The problem
Aircraft telemetry is high dimensional, unlabeled, and safety critical. Supervised models struggle without labeled anomalies. Aeroguard treats this as an unsupervised structure learning problem — surfacing statistically unusual flight regimes and pointing engineers to the specific sensors that drove the anomaly.
How it's built
Unsupervised Anomaly Detection Pipeline
What powers it
What was hard
- Scaling and windowing high-frequency multivariate sensor data
- Choosing PCA components to preserve variance without over-compressing rare regimes
- Tuning DBSCAN eps / min_samples for a noisy density landscape
- Attributing cluster anomalies back to the responsible raw sensors
- Making the pipeline interpretable enough for non-ML domain experts
Why it's built this way
Unsupervised over supervised
Labels are expensive and biased. Density-based clustering surfaces genuine structure without assuming what an anomaly looks like.
PCA before DBSCAN
DBSCAN struggles in high-dimensional spaces. PCA keeps the geometry meaningful while retaining most variance.
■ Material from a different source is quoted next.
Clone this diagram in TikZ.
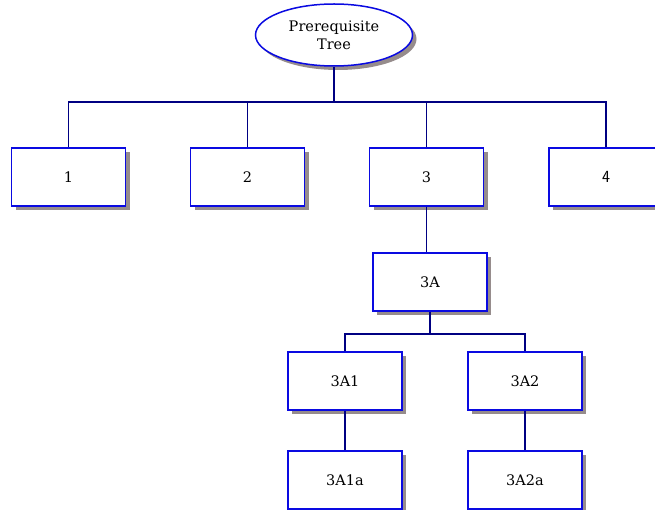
\documentclass[tikz,border=0pt]{standalone}
\usepackage{fontspec}
\setmainfont{DejaVu Serif}
\usetikzlibrary{shapes}
\usetikzlibrary{shadows}
\definecolor{boxblue}{RGB}{10,10,225}
\definecolor{linknavy}{RGB}{0,0,130}
\definecolor{shadowgray}{RGB}{150,140,140}

\begin{document}
\begin{tikzpicture}[x=1pt, y=-1pt,
font=\fontsize{14.5}{18}\selectfont,
topic/.style={draw=boxblue, fill=white, line width=1.5pt, minimum width=114pt, minimum height=58pt, copy shadow={shadow xshift=4pt, shadow yshift=-4pt, draw=none, fill=shadowgray}},
root/.style={ellipse, draw=boxblue, fill=white, line width=1.5pt, minimum width=157pt, minimum height=62pt, align=center, inner sep=0pt, copy shadow={shadow xshift=4pt, shadow yshift=-4pt, draw=none, fill=shadowgray}},
link/.style={draw=linknavy, line width=1.5pt}]
\useasboundingbox (0,0) rectangle (655,510);
\clip (0,0) rectangle (655,510);
\node [root] (t0) at (334,35) {Prerequisite\\Tree};

\node [topic] (n1) at (68.5,177) {1};
\node [topic] (n2) at (247.5,177) {2};
\node [topic] (n3) at (426.5,177) {3};
\node [topic] (n4) at (606,177) {\sffamily\fontsize{17}{20}\selectfont 4};
\node [topic] (n3a) at (430,282) {3A};
\node [topic] (n3a1) at (345,381) {3A1};
\node [topic] (n3a2) at (525,381) {3A2};
\node [topic] (n3a1a) at (345,480) {3A1a};
\node [topic] (n3a2a) at (525,480) {3A2a};
\coordinate (b0) at (334,102);
\coordinate (b1) at (430,334);
\draw [link] (t0) -- (b0);
\draw [link] (n1.north) |- (b0) -| (n4.north);
\draw [link] (n2.north) -- (n2.north |- b0);
\draw [link] (n3.north) -- (n3.north |- b0);
\draw [link] (n3.south) -- (n3.south |- n3a.north);
\draw [link] (n3a) -- (b1);
\draw [link] (n3a1.north) |- (b1) -| (n3a2.north);
\draw [link] (n3a1) -- (n3a1a);
\draw [link] (n3a2) -- (n3a2a);
\end{tikzpicture}
\end{document}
Streamlit for the operator UI
Fast iteration, native Python, and interactive plots without a full frontend stack.
Per-sensor attribution
A flagged anomaly is only useful if you can answer "which sensor?" — attribution is a first-class output, not an afterthought.
What I'd tell my past self
- Feature engineering and windowing matter more than the choice of clustering algorithm.
- Interpretability drives adoption in safety-critical domains far far more than raw accuracy.
- Unsupervised methods surface unknown unknowns — but only if you invest in visualization.